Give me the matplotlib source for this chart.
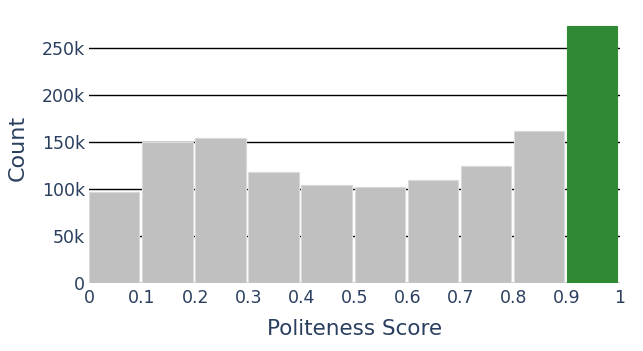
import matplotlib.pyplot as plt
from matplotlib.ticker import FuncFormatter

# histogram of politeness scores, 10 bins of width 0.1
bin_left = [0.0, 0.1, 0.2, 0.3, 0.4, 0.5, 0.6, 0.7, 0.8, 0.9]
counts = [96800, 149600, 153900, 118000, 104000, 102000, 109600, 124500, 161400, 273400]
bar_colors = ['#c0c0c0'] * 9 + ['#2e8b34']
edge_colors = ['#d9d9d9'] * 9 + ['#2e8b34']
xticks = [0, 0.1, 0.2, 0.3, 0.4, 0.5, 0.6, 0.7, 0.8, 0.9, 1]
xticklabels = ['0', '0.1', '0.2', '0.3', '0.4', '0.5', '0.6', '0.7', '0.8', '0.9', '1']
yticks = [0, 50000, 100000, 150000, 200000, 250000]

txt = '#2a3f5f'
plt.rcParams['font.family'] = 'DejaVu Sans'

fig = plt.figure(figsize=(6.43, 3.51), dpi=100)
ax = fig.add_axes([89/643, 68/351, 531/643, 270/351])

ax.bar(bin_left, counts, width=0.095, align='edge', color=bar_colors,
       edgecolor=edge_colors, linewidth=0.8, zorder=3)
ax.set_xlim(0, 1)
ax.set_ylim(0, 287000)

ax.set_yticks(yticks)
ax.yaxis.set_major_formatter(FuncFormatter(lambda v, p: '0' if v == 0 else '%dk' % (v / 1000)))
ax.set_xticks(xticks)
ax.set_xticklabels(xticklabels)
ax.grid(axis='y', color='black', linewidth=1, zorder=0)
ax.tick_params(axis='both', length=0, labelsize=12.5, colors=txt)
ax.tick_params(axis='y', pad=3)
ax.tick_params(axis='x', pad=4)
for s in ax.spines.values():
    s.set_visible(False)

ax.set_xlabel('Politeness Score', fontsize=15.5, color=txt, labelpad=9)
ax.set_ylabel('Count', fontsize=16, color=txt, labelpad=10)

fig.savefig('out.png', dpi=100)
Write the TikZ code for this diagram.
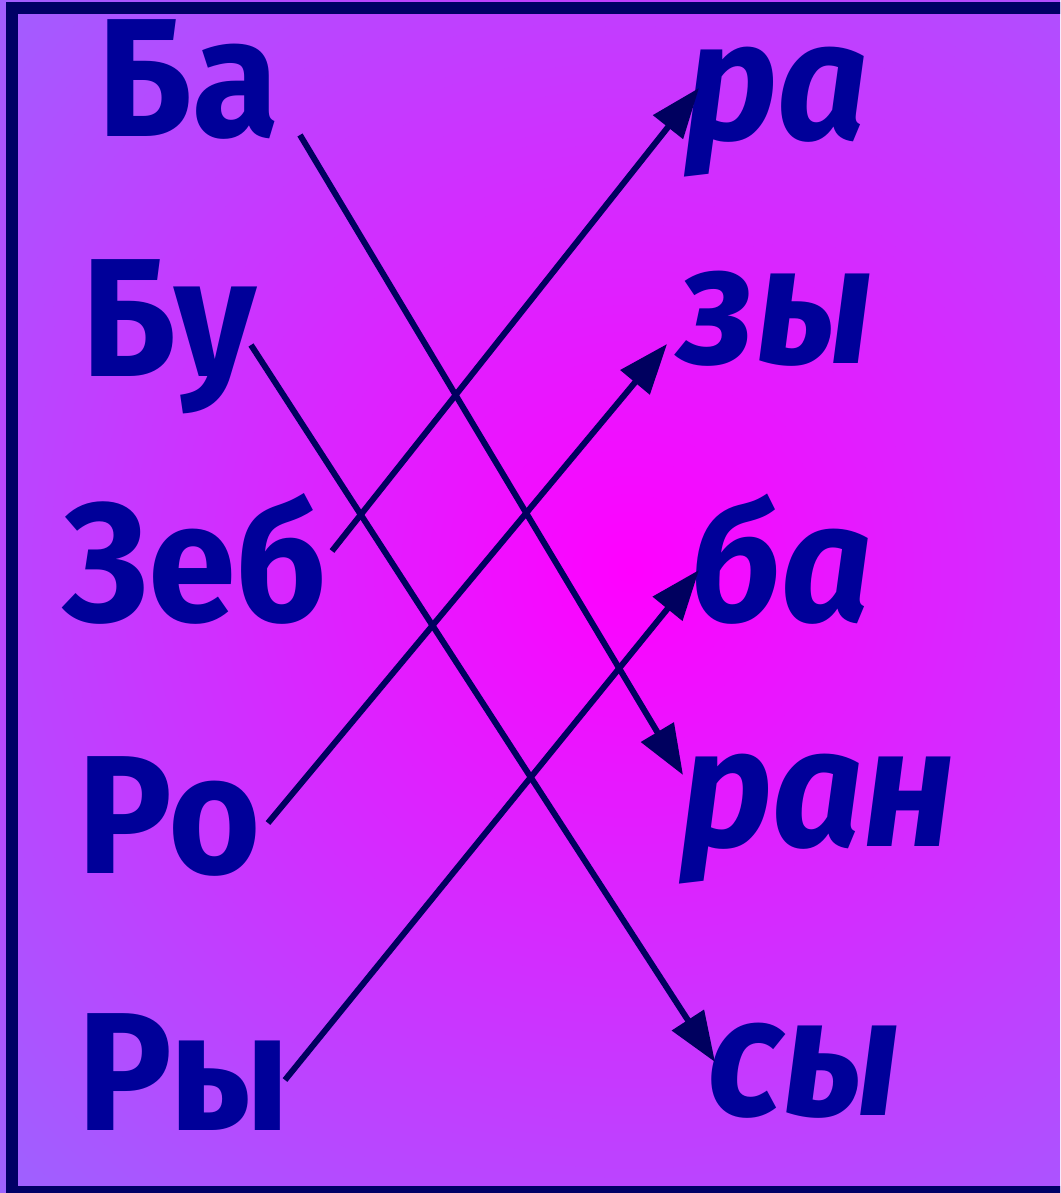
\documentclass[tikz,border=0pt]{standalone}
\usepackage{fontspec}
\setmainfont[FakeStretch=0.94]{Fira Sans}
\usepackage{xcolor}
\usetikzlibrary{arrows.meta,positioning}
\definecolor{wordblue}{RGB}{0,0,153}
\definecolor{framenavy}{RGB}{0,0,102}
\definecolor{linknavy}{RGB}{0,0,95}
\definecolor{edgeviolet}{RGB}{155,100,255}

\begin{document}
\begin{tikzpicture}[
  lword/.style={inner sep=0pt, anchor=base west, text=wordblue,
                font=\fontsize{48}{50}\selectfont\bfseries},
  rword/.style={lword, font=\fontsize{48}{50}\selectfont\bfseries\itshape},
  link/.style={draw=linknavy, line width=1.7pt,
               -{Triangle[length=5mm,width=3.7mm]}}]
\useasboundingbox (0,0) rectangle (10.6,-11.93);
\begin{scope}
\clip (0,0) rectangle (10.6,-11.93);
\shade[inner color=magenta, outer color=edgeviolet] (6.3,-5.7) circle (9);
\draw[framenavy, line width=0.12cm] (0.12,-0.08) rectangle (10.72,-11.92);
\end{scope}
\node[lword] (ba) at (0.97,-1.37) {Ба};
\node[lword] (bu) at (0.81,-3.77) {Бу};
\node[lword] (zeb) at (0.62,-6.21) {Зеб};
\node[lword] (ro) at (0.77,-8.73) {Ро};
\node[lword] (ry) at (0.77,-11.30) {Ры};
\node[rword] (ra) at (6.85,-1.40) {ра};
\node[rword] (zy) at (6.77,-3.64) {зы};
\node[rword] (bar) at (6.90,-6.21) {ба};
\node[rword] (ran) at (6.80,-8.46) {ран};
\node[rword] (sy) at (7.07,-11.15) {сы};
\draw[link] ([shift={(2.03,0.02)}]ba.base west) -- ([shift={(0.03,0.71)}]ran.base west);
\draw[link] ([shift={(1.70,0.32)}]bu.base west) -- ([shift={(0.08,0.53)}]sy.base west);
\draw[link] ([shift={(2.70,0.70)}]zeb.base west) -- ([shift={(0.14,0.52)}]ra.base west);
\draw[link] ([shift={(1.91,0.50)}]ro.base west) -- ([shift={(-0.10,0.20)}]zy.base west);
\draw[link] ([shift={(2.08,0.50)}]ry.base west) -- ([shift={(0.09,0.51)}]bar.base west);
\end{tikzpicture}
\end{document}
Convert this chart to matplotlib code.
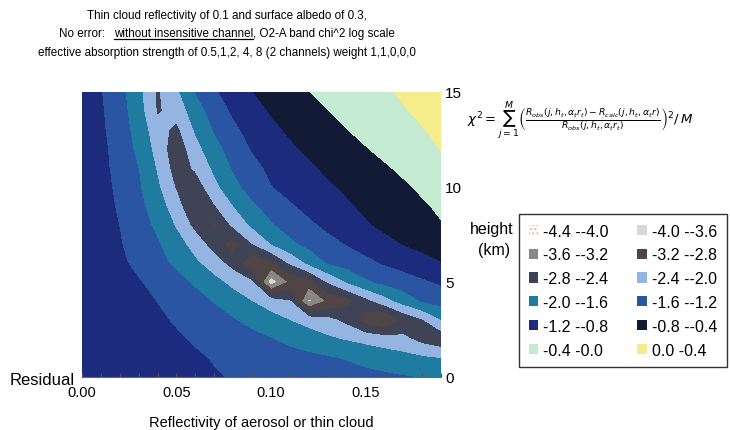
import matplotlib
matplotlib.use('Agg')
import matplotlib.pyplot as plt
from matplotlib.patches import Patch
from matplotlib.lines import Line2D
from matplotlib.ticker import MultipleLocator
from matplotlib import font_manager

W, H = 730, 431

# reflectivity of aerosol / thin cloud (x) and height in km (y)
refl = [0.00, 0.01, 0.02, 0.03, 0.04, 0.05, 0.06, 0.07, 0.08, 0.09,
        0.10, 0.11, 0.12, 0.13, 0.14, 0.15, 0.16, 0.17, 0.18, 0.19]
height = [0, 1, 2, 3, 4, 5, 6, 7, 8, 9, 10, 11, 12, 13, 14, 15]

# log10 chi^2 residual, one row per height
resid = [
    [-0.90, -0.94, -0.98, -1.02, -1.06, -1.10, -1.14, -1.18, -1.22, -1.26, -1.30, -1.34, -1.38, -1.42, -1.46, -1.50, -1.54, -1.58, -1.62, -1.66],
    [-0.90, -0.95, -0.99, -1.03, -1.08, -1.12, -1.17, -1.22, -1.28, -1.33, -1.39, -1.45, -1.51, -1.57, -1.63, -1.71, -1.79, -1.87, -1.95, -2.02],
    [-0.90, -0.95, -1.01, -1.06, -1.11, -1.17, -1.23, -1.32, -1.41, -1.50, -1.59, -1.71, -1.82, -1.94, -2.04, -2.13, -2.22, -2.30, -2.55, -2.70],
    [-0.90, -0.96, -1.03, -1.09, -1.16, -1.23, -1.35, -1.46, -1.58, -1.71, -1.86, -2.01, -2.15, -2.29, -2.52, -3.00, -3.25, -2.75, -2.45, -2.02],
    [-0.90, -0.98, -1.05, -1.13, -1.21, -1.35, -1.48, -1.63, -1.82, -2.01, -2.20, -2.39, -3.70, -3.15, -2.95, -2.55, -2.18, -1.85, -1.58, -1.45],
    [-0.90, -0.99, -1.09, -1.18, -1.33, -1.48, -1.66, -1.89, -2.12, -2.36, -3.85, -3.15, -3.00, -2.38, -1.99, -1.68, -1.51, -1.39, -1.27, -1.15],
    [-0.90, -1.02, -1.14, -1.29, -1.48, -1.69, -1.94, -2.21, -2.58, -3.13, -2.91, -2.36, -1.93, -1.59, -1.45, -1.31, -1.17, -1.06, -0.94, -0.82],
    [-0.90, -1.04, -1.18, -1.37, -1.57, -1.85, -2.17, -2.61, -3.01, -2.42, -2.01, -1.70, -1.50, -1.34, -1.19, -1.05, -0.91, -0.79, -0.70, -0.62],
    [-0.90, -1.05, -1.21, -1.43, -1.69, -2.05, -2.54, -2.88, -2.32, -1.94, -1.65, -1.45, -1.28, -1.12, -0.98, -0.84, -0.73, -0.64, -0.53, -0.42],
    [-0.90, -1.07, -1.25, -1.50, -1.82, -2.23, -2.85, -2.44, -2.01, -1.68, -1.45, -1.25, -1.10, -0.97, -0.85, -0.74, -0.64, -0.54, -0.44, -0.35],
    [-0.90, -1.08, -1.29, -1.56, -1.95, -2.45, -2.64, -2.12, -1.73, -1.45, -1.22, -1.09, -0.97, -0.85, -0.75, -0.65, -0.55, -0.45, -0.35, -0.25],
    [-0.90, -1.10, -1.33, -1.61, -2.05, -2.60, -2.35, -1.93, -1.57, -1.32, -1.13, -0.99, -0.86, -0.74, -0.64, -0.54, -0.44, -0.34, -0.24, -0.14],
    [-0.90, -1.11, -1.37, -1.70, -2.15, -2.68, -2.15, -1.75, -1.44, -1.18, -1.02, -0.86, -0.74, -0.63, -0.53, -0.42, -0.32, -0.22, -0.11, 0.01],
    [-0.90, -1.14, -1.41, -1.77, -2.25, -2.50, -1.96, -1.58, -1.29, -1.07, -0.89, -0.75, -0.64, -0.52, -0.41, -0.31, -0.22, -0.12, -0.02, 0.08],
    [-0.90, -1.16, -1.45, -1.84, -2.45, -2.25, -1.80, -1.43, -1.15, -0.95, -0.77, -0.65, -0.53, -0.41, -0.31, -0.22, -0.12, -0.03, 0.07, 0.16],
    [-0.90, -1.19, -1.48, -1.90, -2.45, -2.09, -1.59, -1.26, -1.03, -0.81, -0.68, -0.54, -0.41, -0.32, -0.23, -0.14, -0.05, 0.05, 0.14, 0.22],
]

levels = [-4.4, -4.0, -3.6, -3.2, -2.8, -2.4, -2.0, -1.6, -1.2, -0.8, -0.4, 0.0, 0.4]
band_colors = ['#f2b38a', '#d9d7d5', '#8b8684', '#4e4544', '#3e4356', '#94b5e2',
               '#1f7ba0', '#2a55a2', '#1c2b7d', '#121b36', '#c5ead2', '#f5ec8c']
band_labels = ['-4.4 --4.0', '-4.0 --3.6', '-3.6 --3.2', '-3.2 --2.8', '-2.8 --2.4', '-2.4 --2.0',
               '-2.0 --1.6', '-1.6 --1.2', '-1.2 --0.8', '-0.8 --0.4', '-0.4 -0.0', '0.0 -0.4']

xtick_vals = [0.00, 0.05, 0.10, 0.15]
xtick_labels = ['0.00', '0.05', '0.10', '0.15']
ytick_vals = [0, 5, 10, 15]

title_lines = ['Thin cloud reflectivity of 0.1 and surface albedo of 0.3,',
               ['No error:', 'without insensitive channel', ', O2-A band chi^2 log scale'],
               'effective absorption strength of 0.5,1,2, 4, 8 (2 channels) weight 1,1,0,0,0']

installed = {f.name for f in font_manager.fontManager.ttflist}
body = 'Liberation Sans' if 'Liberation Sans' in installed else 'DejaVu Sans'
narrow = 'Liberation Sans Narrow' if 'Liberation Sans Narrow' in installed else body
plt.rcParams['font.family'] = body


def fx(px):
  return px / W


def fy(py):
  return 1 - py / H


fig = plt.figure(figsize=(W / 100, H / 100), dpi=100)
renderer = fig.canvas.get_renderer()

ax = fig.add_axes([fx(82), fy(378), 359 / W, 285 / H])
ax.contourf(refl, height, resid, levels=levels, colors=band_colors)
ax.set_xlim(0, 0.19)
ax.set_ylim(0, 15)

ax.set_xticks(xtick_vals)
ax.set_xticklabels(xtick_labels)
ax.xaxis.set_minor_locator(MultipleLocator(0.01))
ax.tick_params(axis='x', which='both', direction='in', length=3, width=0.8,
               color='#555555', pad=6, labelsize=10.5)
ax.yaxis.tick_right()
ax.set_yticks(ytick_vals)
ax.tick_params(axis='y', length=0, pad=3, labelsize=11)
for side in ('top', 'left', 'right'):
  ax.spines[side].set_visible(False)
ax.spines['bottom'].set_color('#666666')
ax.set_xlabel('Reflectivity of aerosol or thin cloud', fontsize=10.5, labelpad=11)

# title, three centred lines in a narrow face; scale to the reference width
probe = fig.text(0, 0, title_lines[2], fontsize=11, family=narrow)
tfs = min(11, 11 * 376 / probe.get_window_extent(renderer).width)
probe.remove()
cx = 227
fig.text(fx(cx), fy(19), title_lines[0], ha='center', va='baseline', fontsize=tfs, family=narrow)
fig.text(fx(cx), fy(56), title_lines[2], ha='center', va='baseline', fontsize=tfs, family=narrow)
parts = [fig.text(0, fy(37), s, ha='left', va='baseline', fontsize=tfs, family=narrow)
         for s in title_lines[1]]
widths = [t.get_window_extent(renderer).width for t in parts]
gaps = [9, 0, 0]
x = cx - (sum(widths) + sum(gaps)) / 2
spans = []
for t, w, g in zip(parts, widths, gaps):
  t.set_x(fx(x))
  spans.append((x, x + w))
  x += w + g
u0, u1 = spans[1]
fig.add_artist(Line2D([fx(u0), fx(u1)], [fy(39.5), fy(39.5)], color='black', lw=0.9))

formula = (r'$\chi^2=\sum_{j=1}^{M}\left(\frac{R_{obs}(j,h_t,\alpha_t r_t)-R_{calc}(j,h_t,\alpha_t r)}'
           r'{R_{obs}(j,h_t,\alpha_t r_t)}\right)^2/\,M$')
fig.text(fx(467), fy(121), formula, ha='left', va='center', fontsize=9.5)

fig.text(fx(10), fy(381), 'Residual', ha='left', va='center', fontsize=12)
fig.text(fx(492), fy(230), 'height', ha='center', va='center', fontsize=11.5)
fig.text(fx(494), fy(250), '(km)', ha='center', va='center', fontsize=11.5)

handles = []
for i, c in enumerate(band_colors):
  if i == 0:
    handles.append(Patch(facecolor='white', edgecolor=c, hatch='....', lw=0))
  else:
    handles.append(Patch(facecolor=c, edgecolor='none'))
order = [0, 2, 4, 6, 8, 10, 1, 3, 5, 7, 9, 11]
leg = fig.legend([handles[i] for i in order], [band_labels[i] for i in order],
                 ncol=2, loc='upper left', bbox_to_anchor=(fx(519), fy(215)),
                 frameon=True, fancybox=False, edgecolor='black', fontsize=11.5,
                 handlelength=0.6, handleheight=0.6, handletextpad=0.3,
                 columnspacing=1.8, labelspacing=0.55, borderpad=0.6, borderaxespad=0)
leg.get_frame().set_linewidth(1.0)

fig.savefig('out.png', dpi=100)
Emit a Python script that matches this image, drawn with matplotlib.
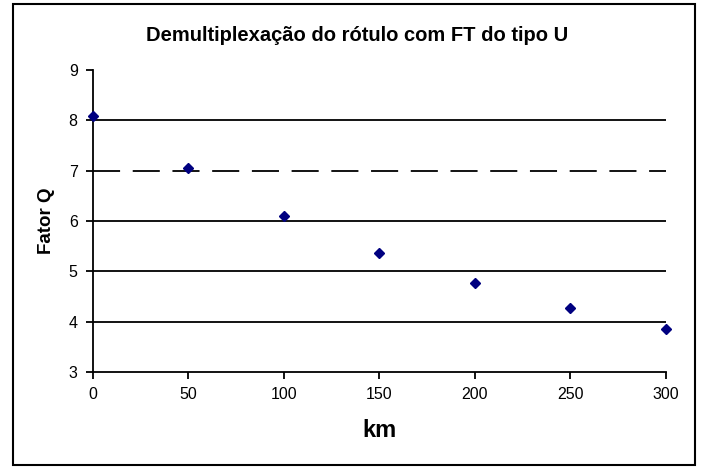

(Exercise details): Using the listing above, repeat word for word each line from the one with "Convert this chart to matplotlib code." down to the one with "13, 14, 15]", both included. Omit all pictures.

(Exercise output):
Convert this chart to matplotlib code.
import matplotlib
matplotlib.use('Agg')
import matplotlib.pyplot as plt
from matplotlib.patches import Patch
from matplotlib.lines import Line2D
from matplotlib.ticker import MultipleLocator
from matplotlib import font_manager

W, H = 730, 431

# reflectivity of aerosol / thin cloud (x) and height in km (y)
refl = [0.00, 0.01, 0.02, 0.03, 0.04, 0.05, 0.06, 0.07, 0.08, 0.09,
        0.10, 0.11, 0.12, 0.13, 0.14, 0.15, 0.16, 0.17, 0.18, 0.19]
height = [0, 1, 2, 3, 4, 5, 6, 7, 8, 9, 10, 11, 12, 13, 14, 15]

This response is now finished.